Neji memilih STNK ambulans yang dijadikan jaminan itu dikembalikan ke RS dengan alasan permasalahan ini harus diselesaikan di RS.
“Kami berharap permasalahan ini diselesaikan di RSUD Jampangkulon dengan undangan pihak manajemen sambil menyerahkan KIS dan mengambil STNK," pungkasnya.
Terkait hal ini, pihak RS Jampangkulon memberikan penjelasan soal kabar jenazah pasien yang ditahan karena masalah administrasi.
Humas RS Jampangkulon, Lia Desti menjelaskan manajemen memohon maaf yang sebesar-besarnya atas pemberitaan yang beredar di media. Ia menegaskan RS milik Pemerintah Provinsi Jawa Barat tersebut tidak pernah menahan-nahan pasien seperti yang dikabarkan.
"Tidak seperti itu, memang ada miss komunikasi antara petugas administrasi dengan penanggungjawab pasien," ucapnya kepada sukabumiupdate.com, Kamis 25 Agustus 2022.
Lia kemudian menjelaskan bahwa pasien tersebut masuk ke RS Jampangkulon dengan status tidak mempunyai jaminan kesehatan, dan tengah diupayakan untuk mendapatkan BPJS Kesehatan Penerima Bantuan Iuran (PBI).
"Pasien meninggal dalam proses pengaktifan jaminan kesehatan yang belum selesai. Sehingga ketika mau dibawa ke ruang jenazah, butuh waktu untuk menyelesaikan administrasi," sambung Lia.
Selain itu ada banyak peralatan medis yang harus dilepas, lanjutnya. "Kami juga kami mempersiapkan administrasi seperti surat kematian. Membutuhkan waktu kurang lebih satu jam. Kami sudah maksimal dengan waktu yang cepat, memulangkan pasien sesuai dengan standar operasional prosedur pelayanan rumah sakit," bebernya.
Humas RS Jampangkulon ini juga membantah harus ada jaminan keluarga atau pihak yang akan membawa jenazah pulang ke rumah duka. Soal STNK ambulan desa yang dijadikan jaminan untuk membawa jenazah, lanjut Lia bukan permintaan rumah sakit.

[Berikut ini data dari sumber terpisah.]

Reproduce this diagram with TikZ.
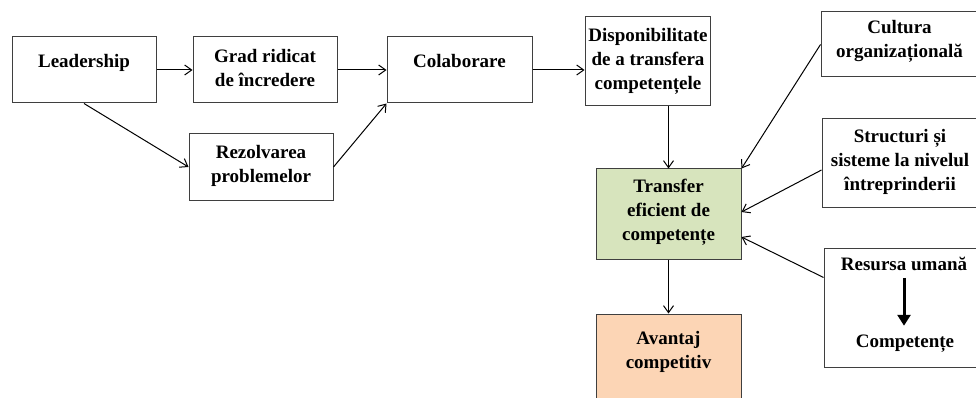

"Jadi begini soal jaminan yang disimpan. Sebetulnya kami tidak menyarankan, ada miss komunikasi. Pegawai tidak meminta, namun karena driver ambulans pengen cepet, mereka memberikan STNK sebagai jaminan yang kemudian diterima oleh pegawai kami (RS Jampangkulon)," pungkasnya.